Ingolstadt
Anani... was?

Über dem Feldkirchner Tor gibt eine Inschrift aus dem Mittelalter Rätsel auf

17.05.2018 | Stand 23.09.2023, 3:16 Uhr
Historische Baustelle: Noch wird am Feldkirchner Tor gearbeitet, damit es im Herbst nach gut 600 Jahren wieder für die Öffentlichkeit zugänglich gemacht werden kann. Darüber ist die geheimnisvolle Inschrift zu erkennen, deren Bedeutung Tobias Schönauer erklären kann. −Foto: Fotos: Hauser

Ingolstadt (DK) Eine Inschrift prangt über dem Feldkirchner Tor, die nur entziffern kann, wer ganz genau hinsieht. Wer es schafft, ist allerdings auch nicht schlauer. "ananizapta" steht hier. Was soll das denn heißen?

Vor rund 650 Jahren meißelte ein Steinmetz die Formel in den Quader, der über dem östlichen Stadttor angebracht werden sollte. Auch der Schriftzug am nördlichen Stadteingang, dem 1373 errichteten Hardertor, beginnt mit dem seltsamen Wort. Es ist zu vermuten, dass der fleißige Handwerker nicht genau wusste, was er da überhaupt schrieb. Das Wissen um den Zauberspruch - denn darum handelt es sich - war damals schon verloren. Oder noch nicht wieder gefunden. Damals gab es aber auch noch keinen wie Werner Karl, den in Ingolstadt bis zu seinem Tod 2016 alle nur "Doktor Karl" nannten. Der einstige Lehrer am Apian-Gymnasium beschäftigte sich so lange mit dem Rätsel um das ananizapta, bis er es gelöst hatte. Er hielt oft Vorträge darüber und erzählte auch seinen Schülern ständig von ananizapta, bis sie Dr. Karls Erkenntnisse in weiten Teilen auswendig mitsprechen konnten. Auch wenn sie ihn nicht bis ins letzte Detail verstanden haben. Oder nur ansatzweise.

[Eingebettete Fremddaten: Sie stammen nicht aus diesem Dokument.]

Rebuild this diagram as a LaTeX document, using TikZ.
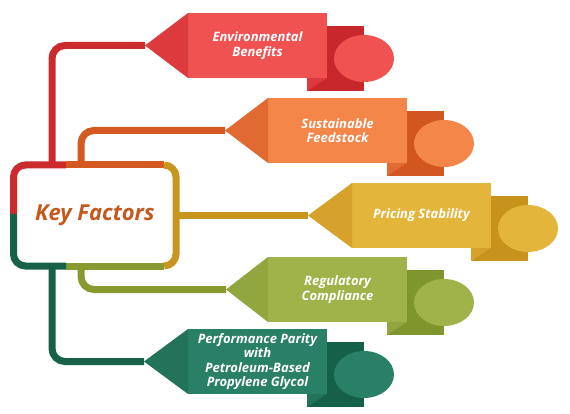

Einer derjenigen, die Dr. Karls Gedankengängen folgen können, ist Tobias Schönauer. "Es ist nicht ganz einfach nachzuvollziehen", sagt er. Karls erster Hinweis war das z in dem ananizapta am Hardertor. Das Bauwerk wurde zwar 1879 abgerissen, die fragliche Inschrift ist aber im Stadtmuseum aufbewahrt. Dort entdeckte der Forscher an dem z ein "Schwänzchen", wie er zu sagen pflegte. Das Anhängsel ist einem Drachenschwanz nachempfunden. Das z kann demnach als "zabolus" interpretiert werden, ein mittelalterliches Wort für den Teufel, wie Schönauer erläutert. Dr. Karl begann mit der Recherche. Und er wurde fündig: In einem Buch, das Karl der Große im 8. Jahrhundert Papst Leo III. überreicht haben soll. In "Enchiridion Leonis papae" findet sich "Ananizapta" rechtsbündig über dem Wort "Johazath", umgeben von mehreren Kreuzen und den Buchstaben i a g (siehe kleines Bild). In der Gedankenwelt dieser Zeit gilt der Teufel als Urheber aller Unordnung und offenbar hat er auch hier Buchstaben und Wortteile durchein-andergeworfen. Liest man die jeweiligen Worthälften - geteilt durch das teuflische z - über Kreuz ergibt sich: "Anani-hat" und "apta-Joha". Übersetzt lautet das: "Verflucht sei der Teufel durch die Taufe des Johannes", erläutert Schönauer. Dieser Spruch sei nach Dr. Karls Überzeugung als eine Art Schutzzauber über die Ingolstädter Tore geschrieben worden. Damit nicht genug, Lehrer Karl lieferte auch eine Erklärung dafür, warum die beiden Worte im Zauberspruch acht Buchstaben haben müssen, und führte aus, dass die drei umgebenden Buchstaben wohl als "agia" gelesen werden müssen. Sie stehen für das Geheimnis der Dreifaltigkeit. Wer tiefer in das Mysterium einsteigen will, dem sei die Homepage des Stadtmuseums empfohlen. Unter der von Kurt Scheuerer gepflegten Rubrik "Wissensspeicher zur Archäologie und Geschichte der Stadt und der Region um Ingolstadt" sind Dr. Werner Karls Gedankengänge sehr verständlich nachempfunden.